What the task asks: Find the string "chart" in the data, then copy every line where it is found.

Dataset section:
Start

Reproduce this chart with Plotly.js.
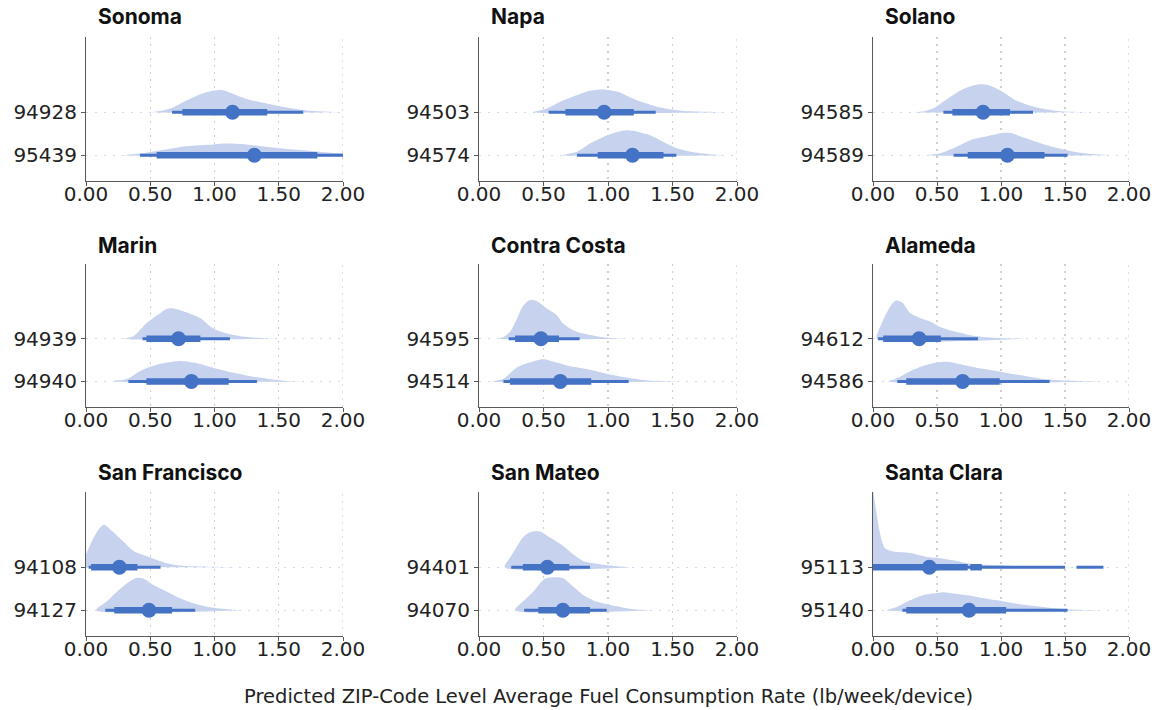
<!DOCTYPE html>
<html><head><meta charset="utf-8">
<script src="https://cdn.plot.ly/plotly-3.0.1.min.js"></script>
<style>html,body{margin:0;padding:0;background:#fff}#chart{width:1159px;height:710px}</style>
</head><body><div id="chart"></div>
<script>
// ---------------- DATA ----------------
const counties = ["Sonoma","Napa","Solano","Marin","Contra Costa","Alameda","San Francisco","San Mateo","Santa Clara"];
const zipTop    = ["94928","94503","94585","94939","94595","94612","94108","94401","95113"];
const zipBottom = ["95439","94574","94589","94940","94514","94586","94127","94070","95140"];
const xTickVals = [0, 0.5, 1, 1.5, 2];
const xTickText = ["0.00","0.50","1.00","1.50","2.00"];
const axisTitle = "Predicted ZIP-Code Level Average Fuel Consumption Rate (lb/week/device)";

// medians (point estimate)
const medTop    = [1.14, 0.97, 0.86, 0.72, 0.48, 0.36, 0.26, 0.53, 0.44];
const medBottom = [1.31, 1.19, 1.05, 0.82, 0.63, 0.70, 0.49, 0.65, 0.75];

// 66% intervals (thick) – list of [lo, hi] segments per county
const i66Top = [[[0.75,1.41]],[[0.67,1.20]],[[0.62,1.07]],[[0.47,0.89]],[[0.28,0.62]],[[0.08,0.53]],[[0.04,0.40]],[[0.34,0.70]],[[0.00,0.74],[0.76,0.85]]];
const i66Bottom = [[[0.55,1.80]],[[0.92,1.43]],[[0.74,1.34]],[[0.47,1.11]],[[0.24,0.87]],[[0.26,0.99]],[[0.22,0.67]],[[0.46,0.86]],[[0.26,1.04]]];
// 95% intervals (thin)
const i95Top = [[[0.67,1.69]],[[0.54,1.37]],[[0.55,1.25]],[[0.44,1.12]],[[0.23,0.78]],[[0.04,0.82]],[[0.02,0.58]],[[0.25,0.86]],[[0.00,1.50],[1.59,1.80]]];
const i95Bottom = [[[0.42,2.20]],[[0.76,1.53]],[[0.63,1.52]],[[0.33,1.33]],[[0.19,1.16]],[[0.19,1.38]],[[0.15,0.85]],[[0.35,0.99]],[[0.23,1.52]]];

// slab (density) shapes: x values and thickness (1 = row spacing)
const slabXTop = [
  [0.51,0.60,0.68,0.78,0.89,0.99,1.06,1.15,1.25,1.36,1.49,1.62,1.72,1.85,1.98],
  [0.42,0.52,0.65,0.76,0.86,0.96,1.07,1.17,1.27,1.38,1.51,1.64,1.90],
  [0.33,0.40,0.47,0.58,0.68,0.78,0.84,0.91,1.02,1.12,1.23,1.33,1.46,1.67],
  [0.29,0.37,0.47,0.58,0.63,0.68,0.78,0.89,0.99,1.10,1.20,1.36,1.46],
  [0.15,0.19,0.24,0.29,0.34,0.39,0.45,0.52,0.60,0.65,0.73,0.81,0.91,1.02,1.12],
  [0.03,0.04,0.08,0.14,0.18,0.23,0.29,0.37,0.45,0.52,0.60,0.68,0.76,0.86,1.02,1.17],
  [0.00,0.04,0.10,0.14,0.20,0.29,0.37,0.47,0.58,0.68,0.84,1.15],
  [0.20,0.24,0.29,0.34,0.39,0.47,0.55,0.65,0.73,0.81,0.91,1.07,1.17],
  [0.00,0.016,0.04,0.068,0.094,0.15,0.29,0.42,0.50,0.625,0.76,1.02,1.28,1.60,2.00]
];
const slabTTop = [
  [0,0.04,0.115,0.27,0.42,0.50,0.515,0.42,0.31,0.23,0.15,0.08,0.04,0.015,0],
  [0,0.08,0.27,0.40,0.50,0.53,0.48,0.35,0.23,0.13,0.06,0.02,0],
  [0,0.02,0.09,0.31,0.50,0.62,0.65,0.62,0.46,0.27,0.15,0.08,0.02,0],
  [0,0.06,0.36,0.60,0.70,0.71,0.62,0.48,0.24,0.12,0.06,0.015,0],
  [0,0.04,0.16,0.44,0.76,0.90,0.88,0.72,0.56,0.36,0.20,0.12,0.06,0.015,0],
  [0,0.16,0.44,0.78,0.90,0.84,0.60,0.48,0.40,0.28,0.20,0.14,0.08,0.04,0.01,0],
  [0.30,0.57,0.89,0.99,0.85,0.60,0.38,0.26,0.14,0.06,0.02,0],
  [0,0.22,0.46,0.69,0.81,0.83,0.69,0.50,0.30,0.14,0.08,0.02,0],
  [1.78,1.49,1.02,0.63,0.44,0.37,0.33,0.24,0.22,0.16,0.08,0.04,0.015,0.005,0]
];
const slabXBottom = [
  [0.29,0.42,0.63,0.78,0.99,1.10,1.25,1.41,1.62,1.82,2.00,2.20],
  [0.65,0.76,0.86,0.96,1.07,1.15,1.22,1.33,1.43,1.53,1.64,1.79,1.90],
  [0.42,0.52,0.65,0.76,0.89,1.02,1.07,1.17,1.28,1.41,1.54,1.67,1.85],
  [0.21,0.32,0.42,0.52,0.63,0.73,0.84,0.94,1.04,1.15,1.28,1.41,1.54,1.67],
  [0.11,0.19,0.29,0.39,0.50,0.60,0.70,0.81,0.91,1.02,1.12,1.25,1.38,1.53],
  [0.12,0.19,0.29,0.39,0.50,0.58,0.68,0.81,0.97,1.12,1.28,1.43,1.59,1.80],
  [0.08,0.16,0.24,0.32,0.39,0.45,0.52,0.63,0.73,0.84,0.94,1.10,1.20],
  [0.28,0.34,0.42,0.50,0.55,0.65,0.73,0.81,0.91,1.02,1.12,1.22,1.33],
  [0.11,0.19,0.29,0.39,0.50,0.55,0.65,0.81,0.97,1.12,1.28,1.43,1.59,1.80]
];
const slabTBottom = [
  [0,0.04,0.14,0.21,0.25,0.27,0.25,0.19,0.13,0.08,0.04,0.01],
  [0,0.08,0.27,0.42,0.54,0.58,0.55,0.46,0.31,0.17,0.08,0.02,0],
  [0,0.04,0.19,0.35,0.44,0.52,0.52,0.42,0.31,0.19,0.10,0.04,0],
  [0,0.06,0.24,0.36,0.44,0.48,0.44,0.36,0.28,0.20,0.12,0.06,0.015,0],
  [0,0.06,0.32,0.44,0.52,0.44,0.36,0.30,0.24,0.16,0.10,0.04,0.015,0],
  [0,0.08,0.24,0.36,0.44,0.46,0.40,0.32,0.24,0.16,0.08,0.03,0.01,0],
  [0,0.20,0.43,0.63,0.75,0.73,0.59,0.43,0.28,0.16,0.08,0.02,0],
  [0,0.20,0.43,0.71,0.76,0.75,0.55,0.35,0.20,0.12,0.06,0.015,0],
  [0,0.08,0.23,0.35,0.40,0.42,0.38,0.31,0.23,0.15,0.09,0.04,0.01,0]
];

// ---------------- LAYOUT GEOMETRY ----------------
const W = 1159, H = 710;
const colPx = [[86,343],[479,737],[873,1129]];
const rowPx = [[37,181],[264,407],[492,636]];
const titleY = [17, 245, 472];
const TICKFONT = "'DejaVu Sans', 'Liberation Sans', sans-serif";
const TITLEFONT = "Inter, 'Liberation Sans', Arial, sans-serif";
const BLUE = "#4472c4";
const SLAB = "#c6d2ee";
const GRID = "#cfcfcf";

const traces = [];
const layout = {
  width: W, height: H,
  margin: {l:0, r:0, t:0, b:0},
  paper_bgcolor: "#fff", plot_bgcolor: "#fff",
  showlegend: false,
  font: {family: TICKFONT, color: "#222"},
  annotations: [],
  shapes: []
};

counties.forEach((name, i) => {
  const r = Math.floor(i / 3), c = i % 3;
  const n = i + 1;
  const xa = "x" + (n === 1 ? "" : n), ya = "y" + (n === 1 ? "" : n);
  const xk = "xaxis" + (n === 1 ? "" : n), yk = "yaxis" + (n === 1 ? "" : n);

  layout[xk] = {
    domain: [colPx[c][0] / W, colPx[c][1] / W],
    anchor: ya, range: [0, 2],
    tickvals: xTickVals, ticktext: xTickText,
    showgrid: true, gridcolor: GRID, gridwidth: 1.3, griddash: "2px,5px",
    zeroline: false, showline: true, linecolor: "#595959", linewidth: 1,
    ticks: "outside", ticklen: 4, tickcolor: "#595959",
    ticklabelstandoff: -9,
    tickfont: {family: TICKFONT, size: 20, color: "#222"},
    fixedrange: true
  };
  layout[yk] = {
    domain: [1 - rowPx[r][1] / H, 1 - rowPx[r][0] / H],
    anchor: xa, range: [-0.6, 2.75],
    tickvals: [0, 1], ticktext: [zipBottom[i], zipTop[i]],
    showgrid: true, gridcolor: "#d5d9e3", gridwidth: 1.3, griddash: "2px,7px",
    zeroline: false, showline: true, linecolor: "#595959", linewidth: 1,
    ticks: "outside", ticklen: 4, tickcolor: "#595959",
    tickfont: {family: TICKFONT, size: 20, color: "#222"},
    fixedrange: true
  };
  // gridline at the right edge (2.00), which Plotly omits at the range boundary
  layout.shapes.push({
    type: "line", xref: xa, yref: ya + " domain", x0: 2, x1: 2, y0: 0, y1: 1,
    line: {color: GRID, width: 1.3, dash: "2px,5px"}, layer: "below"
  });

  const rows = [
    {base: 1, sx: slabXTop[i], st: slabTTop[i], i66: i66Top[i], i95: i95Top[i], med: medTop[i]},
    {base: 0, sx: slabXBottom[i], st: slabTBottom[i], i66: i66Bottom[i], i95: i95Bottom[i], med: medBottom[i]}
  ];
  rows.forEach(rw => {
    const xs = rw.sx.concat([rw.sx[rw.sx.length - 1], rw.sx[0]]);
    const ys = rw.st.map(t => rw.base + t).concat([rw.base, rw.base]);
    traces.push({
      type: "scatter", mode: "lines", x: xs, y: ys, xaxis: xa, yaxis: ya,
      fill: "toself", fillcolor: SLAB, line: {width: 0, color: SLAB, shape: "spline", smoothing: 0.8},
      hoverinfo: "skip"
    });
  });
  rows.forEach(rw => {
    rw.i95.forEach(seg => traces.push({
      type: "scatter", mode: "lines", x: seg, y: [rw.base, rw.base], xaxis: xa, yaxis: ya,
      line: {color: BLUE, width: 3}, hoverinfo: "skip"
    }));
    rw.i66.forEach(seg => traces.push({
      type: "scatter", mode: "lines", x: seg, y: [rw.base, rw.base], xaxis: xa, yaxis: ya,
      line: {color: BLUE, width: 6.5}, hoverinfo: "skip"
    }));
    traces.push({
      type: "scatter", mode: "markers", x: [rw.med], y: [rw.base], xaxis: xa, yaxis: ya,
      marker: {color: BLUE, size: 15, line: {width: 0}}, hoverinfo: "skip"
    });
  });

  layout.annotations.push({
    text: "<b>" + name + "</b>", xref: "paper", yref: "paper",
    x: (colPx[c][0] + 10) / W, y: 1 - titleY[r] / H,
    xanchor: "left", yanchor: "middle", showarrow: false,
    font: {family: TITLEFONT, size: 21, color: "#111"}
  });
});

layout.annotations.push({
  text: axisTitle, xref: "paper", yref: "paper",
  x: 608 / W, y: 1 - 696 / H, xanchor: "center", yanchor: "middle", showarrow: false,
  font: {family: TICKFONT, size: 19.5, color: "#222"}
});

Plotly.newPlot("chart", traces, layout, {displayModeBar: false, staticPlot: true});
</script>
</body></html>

End

Solution for this exercise:
Reproduce this chart with Plotly.js.
<style>html,body{margin:0;padding:0;background:#fff}#chart{width:1159px;height:710px}</style>
</head><body><div id="chart"></div>
Plotly.newPlot("chart", traces, layout, {displayModeBar: false, staticPlot: true});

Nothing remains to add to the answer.